### GIVEN TASK
Every line below that holds the string "this" should be copied out.
───── RECORDS FOR THE TASK
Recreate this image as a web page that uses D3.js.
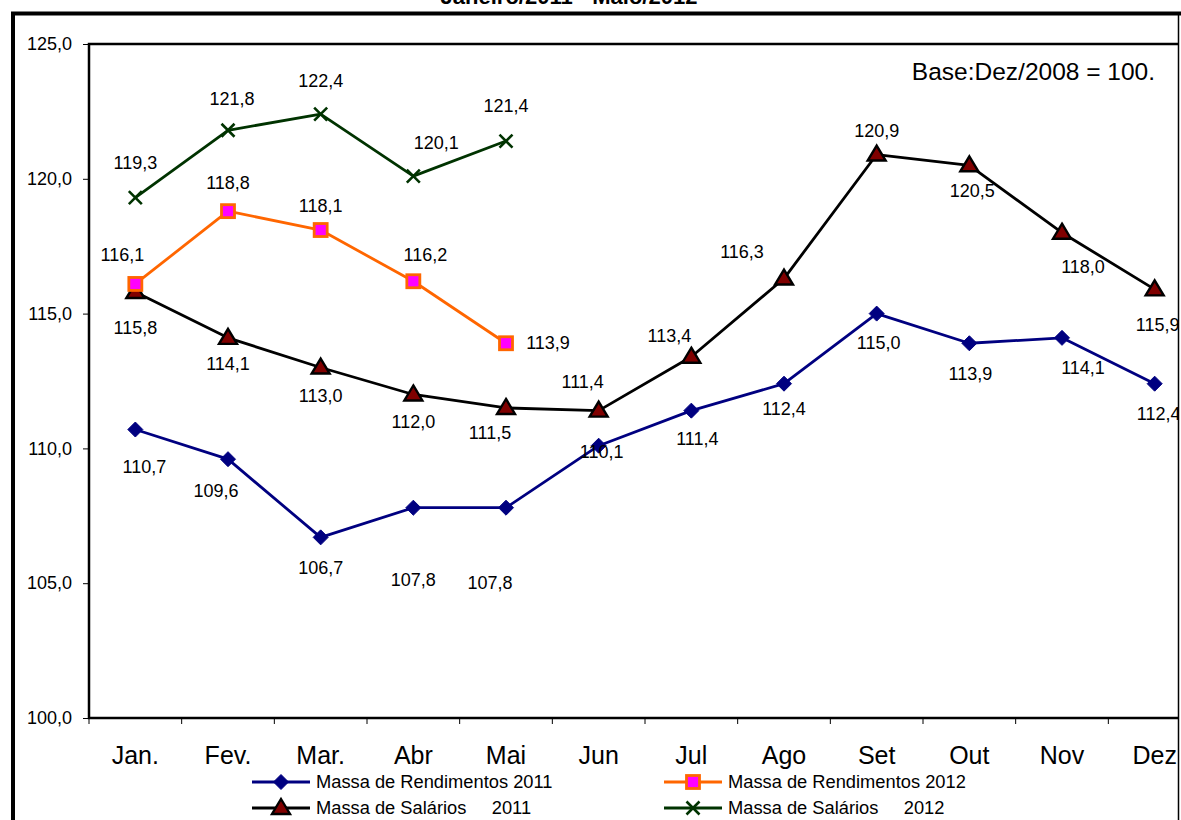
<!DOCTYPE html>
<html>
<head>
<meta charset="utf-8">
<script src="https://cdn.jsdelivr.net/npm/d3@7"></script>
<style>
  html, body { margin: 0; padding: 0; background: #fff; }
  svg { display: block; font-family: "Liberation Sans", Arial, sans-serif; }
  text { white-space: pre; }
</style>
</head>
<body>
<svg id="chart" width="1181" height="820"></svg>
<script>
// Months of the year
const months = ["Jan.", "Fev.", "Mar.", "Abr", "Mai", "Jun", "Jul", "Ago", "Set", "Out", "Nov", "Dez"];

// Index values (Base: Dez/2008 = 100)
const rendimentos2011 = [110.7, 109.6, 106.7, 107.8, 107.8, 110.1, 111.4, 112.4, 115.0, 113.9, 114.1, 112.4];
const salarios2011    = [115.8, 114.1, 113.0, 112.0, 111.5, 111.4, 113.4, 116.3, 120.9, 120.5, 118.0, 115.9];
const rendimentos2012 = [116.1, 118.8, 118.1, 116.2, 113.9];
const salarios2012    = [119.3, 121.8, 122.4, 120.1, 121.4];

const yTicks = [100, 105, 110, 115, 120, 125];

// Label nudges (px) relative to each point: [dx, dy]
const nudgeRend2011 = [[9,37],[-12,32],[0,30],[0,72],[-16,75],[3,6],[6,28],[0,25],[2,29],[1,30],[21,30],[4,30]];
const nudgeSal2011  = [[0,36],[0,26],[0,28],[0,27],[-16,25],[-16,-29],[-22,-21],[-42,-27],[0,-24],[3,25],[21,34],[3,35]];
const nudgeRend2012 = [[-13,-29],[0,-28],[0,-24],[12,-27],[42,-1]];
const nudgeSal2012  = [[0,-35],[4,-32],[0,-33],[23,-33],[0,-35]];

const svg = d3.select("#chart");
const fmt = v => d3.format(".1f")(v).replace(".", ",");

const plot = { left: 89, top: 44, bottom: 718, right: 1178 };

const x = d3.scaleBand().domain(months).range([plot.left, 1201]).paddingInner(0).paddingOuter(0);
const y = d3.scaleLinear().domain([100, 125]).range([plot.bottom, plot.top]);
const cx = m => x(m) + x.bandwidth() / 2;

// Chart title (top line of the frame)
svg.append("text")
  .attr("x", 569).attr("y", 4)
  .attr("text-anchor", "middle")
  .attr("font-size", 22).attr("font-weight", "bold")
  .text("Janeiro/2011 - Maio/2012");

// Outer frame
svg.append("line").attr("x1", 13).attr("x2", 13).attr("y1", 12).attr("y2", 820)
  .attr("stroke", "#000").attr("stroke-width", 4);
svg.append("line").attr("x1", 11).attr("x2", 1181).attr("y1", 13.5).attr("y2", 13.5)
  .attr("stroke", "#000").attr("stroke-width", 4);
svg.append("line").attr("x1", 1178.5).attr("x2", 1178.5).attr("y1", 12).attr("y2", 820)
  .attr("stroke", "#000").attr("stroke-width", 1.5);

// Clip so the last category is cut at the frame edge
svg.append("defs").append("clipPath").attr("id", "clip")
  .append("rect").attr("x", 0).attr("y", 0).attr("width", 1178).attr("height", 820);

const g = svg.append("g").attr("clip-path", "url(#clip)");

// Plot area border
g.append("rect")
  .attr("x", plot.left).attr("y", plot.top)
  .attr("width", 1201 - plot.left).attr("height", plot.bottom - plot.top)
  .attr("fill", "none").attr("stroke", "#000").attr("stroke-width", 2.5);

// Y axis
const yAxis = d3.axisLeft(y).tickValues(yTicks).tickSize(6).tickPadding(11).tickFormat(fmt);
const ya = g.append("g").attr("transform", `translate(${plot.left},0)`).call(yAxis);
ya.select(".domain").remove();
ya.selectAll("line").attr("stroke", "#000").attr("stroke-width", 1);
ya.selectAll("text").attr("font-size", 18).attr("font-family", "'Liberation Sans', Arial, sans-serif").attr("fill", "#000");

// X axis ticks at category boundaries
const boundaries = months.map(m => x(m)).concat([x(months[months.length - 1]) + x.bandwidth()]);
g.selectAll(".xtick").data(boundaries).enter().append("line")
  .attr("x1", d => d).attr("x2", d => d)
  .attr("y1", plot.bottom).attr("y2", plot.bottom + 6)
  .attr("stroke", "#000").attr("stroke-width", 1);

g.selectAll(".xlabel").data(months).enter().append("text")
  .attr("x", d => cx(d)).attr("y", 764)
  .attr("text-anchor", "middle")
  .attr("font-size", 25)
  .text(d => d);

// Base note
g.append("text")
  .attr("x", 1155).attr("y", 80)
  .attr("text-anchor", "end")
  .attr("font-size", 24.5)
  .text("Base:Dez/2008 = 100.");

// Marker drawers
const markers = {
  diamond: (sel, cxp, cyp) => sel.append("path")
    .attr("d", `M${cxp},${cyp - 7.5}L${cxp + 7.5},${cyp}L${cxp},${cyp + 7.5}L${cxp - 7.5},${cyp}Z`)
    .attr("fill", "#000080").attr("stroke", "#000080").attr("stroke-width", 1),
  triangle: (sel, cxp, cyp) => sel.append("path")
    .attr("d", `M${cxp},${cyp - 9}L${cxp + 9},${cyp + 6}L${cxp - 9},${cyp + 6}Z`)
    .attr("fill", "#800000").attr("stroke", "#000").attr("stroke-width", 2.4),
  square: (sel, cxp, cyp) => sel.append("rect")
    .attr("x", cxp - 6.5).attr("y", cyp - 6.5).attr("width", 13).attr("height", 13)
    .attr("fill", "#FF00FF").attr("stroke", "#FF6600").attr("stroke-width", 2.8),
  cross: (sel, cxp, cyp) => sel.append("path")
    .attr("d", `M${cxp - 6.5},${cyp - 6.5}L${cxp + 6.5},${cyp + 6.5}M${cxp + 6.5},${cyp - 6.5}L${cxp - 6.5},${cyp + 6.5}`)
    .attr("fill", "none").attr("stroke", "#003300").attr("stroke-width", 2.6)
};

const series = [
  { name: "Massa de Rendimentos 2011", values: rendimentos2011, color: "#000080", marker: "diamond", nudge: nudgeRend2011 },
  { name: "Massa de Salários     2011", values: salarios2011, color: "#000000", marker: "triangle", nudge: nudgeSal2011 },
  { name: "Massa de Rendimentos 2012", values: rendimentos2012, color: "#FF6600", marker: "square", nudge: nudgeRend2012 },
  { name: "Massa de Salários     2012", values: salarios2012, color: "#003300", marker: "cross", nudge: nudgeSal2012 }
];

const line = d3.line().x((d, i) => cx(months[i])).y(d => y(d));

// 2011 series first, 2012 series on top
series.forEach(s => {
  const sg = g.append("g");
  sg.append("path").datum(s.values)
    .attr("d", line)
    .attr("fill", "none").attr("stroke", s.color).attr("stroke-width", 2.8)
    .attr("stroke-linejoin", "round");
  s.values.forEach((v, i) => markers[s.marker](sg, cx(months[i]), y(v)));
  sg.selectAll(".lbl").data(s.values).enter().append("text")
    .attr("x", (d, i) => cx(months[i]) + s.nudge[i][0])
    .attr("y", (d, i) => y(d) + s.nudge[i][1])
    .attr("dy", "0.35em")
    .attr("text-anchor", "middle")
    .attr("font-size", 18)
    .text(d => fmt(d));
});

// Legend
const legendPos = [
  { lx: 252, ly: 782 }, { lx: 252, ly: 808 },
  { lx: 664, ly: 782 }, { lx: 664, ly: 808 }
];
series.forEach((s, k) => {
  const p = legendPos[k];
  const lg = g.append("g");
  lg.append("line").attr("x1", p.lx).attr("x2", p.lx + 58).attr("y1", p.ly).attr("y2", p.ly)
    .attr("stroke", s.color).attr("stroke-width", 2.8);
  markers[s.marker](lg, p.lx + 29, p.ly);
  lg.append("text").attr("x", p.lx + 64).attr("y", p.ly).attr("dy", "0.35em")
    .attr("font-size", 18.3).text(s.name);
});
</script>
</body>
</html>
──────────
───── RECORDS FOR THE TASK
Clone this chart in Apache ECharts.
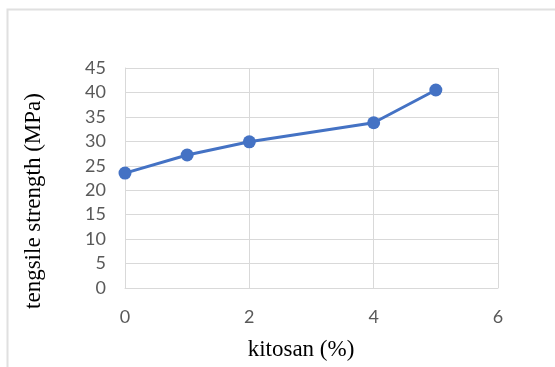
──────────
### PROBLEM SOLUTION
Recreate this image as a web page that uses D3.js.
Clone this chart in Apache ECharts.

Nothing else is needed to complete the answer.